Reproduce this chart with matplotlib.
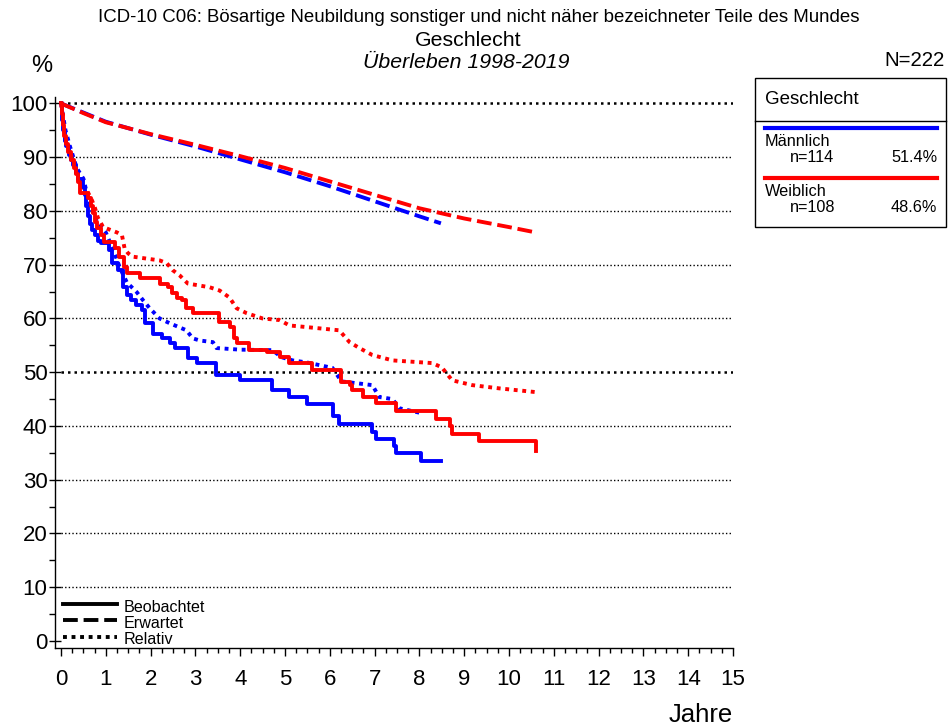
import matplotlib
matplotlib.use("Agg")
import matplotlib.pyplot as plt
from matplotlib.lines import Line2D
from matplotlib.patches import Rectangle

plt.rcParams['font.family'] = ['Liberation Sans', 'DejaVu Sans']

# ---------------- data ----------------
male_obs_t = [0, 0.02, 0.05, 0.08, 0.12, 0.17, 0.22, 0.27, 0.33, 0.38, 0.5, 0.53, 0.56, 0.6,
              0.65, 0.7, 0.76, 0.82, 0.9, 1.08, 1.13, 1.27, 1.38, 1.48, 1.56, 1.68, 1.8, 1.88,
              2.05, 2.25, 2.43, 2.54, 2.83, 3.03, 3.47, 3.99, 4.72, 5.1, 5.48, 6.06, 6.2,
              6.95, 7.02, 7.44, 7.48, 8.04, 8.48]
male_obs_y = [100, 97, 95, 93, 92, 90.5, 89.5, 88.5, 87, 86, 84.5, 83, 81, 79,
              77.5, 76.5, 75.5, 74.5, 74, 72.7, 70.3, 69, 65.8, 64.3, 63.4, 62.5, 61.5, 59.1,
              57.2, 56.3, 55.4, 54.5, 52.6, 51.7, 49.4, 48.5, 46.7, 45.3, 44.0, 41.8, 40.3,
              38.8, 37.6, 36.2, 34.9, 33.4, 33.4]

female_obs_t = [0, 0.02, 0.04, 0.06, 0.1, 0.15, 0.22, 0.28, 0.33, 0.38, 0.42, 0.6, 0.66, 0.71,
                0.76, 0.8, 0.9, 0.96, 1.2, 1.3, 1.4, 1.47, 1.76, 2.22, 2.38, 2.47, 2.6, 2.7,
                2.8, 2.95, 3.52, 3.78, 3.87, 3.92, 4.2, 4.6, 4.88, 5.08, 5.6, 6.25, 6.45, 6.5,
                6.75, 7.02, 7.48, 8.37, 8.68, 8.73, 9.32, 10.6]
female_obs_y = [100, 98, 96, 94, 92.5, 91, 89.5, 88, 86.8, 85.3, 83.4, 82.5, 81, 79.7,
                78, 76.8, 75.5, 74.2, 73.2, 71.4, 69.5, 68.4, 67.5, 66.5, 65.8, 64.7, 63.9, 63.4,
                61.9, 61.0, 59.3, 58.4, 56.3, 55.5, 54.2, 53.7, 52.8, 51.7, 50.4, 48.1, 47.6, 46.7,
                45.4, 44.2, 42.7, 41.3, 40.0, 38.6, 37.3, 35.4]

male_exp_t = [0, 0.5, 1, 2, 3, 4, 5, 6, 7, 8, 8.48]
male_exp_y = [100, 98.3, 96.6, 94.2, 92.0, 89.6, 87.2, 84.6, 81.8, 79.0, 77.7]
female_exp_t = [0, 0.5, 1, 2, 3, 4, 5, 6, 7, 8, 9, 10, 10.6]
female_exp_y = [100, 98.2, 96.5, 94.3, 92.3, 90.2, 88.0, 85.5, 83.0, 80.5, 78.6, 77.0, 76.0]

male_rel_t = [0, 0.1, 0.2, 0.35, 0.5, 0.6, 0.7, 0.8, 0.9, 1.0, 1.1, 1.2, 1.31, 1.47, 1.69,
              1.83, 1.98, 2.2, 2.43, 2.8, 2.94, 3.1, 3.39, 3.47, 3.99, 4.72, 4.92, 5.17, 5.5,
              6.06, 6.26, 6.95, 7.1, 7.4, 7.55, 8.04]
male_rel_y = [100, 95, 92, 88, 86, 82.5, 80, 78, 77, 76, 74, 72, 69.5, 66.7, 64.9,
              63.4, 61.9, 60, 59.1, 57.8, 56.3, 55.9, 55.6, 54.5, 54.2, 54.1, 52.8, 52.2, 51.8,
              50.8, 48.3, 47.6, 45.4, 45.0, 43.3, 42.4]

female_rel_t = [0, 0.1, 0.2, 0.3, 0.4, 0.5, 0.58, 0.69, 0.76, 0.82, 0.94, 1.25, 1.36, 1.42,
                1.5, 1.6, 2.2, 2.36, 2.49, 2.65, 2.83, 3.32, 3.54, 3.76, 3.92, 4.14, 4.5, 4.88,
                5.1, 5.48, 6.21, 6.44, 6.66, 6.95, 7.4, 8.29, 8.5, 8.73, 9.18, 9.78, 10.6]
female_rel_y = [100, 93, 91, 88.5, 85.5, 84.3, 83.8, 82, 80.5, 78.8, 77, 76, 75.5, 73,
                72.1, 71.5, 70.8, 70.3, 69, 68, 66.5, 65.8, 65.2, 63.9, 61.9, 61, 60, 59.7,
                58.7, 58.4, 57.8, 55.6, 54.5, 53.2, 52.2, 51.7, 50.9, 48.5, 47.6, 47.0, 46.3]

x_ticks = list(range(0, 16))
y_ticks = list(range(0, 101, 10))

groups = ["Männlich", "Weiblich"]
group_n = ["n=114", "n=108"]
group_pct = ["51.4%", "48.6%"]
colors = ["#0000FF", "#FF0000"]

W, H = 948, 728
def fx(px): return px / W
def fy(py): return 1 - py / H

fig = plt.figure(figsize=(W / 100, H / 100), dpi=100)
ax = fig.add_axes([fx(55.2), fy(648), fx(733) - fx(55.2), fy(97) - fy(648)])
ax.set_xlim(-0.13, 15)
ax.set_ylim(-1.3, 101.2)

# grid lines
for yv in y_ticks[1:]:
    lw = 1.8 if yv in (50, 100) else 1.0
    ax.hlines(yv, 0, 15, colors='black', linestyles=(0, (1, 1.6)), linewidth=lw, zorder=1)

LW = 2.8
DASH = (0, (3.8, 1.5))
DOT = (0, (1.0, 1.2))
ax.plot(male_exp_t, male_exp_y, color=colors[0], lw=LW, linestyle=DASH, zorder=3)
ax.plot(female_exp_t, female_exp_y, color=colors[1], lw=LW, linestyle=DASH, zorder=3)
ax.plot(male_rel_t, male_rel_y, color=colors[0], lw=LW, linestyle=DOT, zorder=3)
ax.plot(female_rel_t, female_rel_y, color=colors[1], lw=LW, linestyle=DOT, zorder=3)
ax.step(male_obs_t, male_obs_y, where='post', color=colors[0], lw=LW, zorder=4)
ax.step(female_obs_t, female_obs_y, where='post', color=colors[1], lw=LW, zorder=4)

for s in ['top', 'right']:
    ax.spines[s].set_visible(False)
ax.spines['left'].set_linewidth(1.0)
ax.spines['bottom'].set_linewidth(1.0)

ax.set_xticks(x_ticks)
ax.set_xticks([i * 0.25 for i in range(61)], minor=True)
ax.set_yticks(y_ticks)
ax.set_yticks(list(range(5, 100, 10)), minor=True)
ax.tick_params(axis='y', which='major', direction='inout', length=9, width=1.0, labelsize=16, pad=1)
ax.tick_params(axis='y', which='minor', direction='out', length=4, width=1.0)
ax.tick_params(axis='x', which='major', direction='out', length=6, width=1.0, labelsize=16, pad=9)
ax.tick_params(axis='x', which='minor', direction='out', length=3.5, width=1.0)

# texts
fig.text(fx(479), fy(18), "ICD-10 C06: Bösartige Neubildung sonstiger und nicht näher bezeichneter Teile des Mundes",
         ha='center', va='center', fontsize=13.4)
fig.text(fx(468), fy(40), "Geschlecht", ha='center', va='center', fontsize=15.3)
fig.text(fx(466), fy(62), "Überleben 1998-2019", ha='center', va='center', fontsize=15.3, style='italic')
fig.text(fx(42), fy(66), "%", ha='center', va='center', fontsize=17)
fig.text(fx(945), fy(61), "N=222", ha='right', va='center', fontsize=14.7)
fig.text(fx(701), fy(715), "Jahre", ha='center', va='center', fontsize=18.5)

# bottom-left line-type legend
ltypes = [("Beobachtet", '-'), ("Erwartet", DASH), ("Relativ", DOT)]
ly = [604, 620, 637]
ty = [607, 623, 640]
for (lab, ls), yl, yt in zip(ltypes, ly, ty):
    fig.add_artist(Line2D([fx(63), fx(117)], [fy(yl), fy(yl)], color='black', lw=LW, linestyle=ls))
    fig.text(fx(124), fy(yt), lab, ha='left', va='center', fontsize=11.6)

# group legend box
fig.add_artist(Rectangle((fx(755), fy(227)), fx(946) - fx(755), fy(78) - fy(227),
                         fill=False, edgecolor='black', lw=1.0))
fig.add_artist(Line2D([fx(755), fx(946)], [fy(121), fy(121)], color='black', lw=1.0))
fig.text(fx(765), fy(99), "Geschlecht", ha='left', va='center', fontsize=13.5)
base = [128, 178]
for i in range(2):
    b = base[i]
    fig.add_artist(Line2D([fx(765), fx(937)], [fy(b), fy(b)], color=colors[i], lw=3.0))
    fig.text(fx(765), fy(b + 14), groups[i], ha='left', va='center', fontsize=11.7)
    fig.text(fx(790), fy(b + 29), group_n[i], ha='left', va='center', fontsize=11.7)
    fig.text(fx(937), fy(b + 29), group_pct[i], ha='right', va='center', fontsize=11.7)

fig.savefig("out.png", dpi=100)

********

Write down every line from the opening of the listing to the line with "38.8, 37.6, 36.2, 34.9, 33.4, 33.4]", both included, and nothing else; the pictures are omitted.

Reproduce this chart with matplotlib.
import matplotlib
matplotlib.use("Agg")
import matplotlib.pyplot as plt
from matplotlib.lines import Line2D
from matplotlib.patches import Rectangle

plt.rcParams['font.family'] = ['Liberation Sans', 'DejaVu Sans']

# ---------------- data ----------------
male_obs_t = [0, 0.02, 0.05, 0.08, 0.12, 0.17, 0.22, 0.27, 0.33, 0.38, 0.5, 0.53, 0.56, 0.6,
              0.65, 0.7, 0.76, 0.82, 0.9, 1.08, 1.13, 1.27, 1.38, 1.48, 1.56, 1.68, 1.8, 1.88,
              2.05, 2.25, 2.43, 2.54, 2.83, 3.03, 3.47, 3.99, 4.72, 5.1, 5.48, 6.06, 6.2,
              6.95, 7.02, 7.44, 7.48, 8.04, 8.48]
male_obs_y = [100, 97, 95, 93, 92, 90.5, 89.5, 88.5, 87, 86, 84.5, 83, 81, 79,
              77.5, 76.5, 75.5, 74.5, 74, 72.7, 70.3, 69, 65.8, 64.3, 63.4, 62.5, 61.5, 59.1,
              57.2, 56.3, 55.4, 54.5, 52.6, 51.7, 49.4, 48.5, 46.7, 45.3, 44.0, 41.8, 40.3,
              38.8, 37.6, 36.2, 34.9, 33.4, 33.4]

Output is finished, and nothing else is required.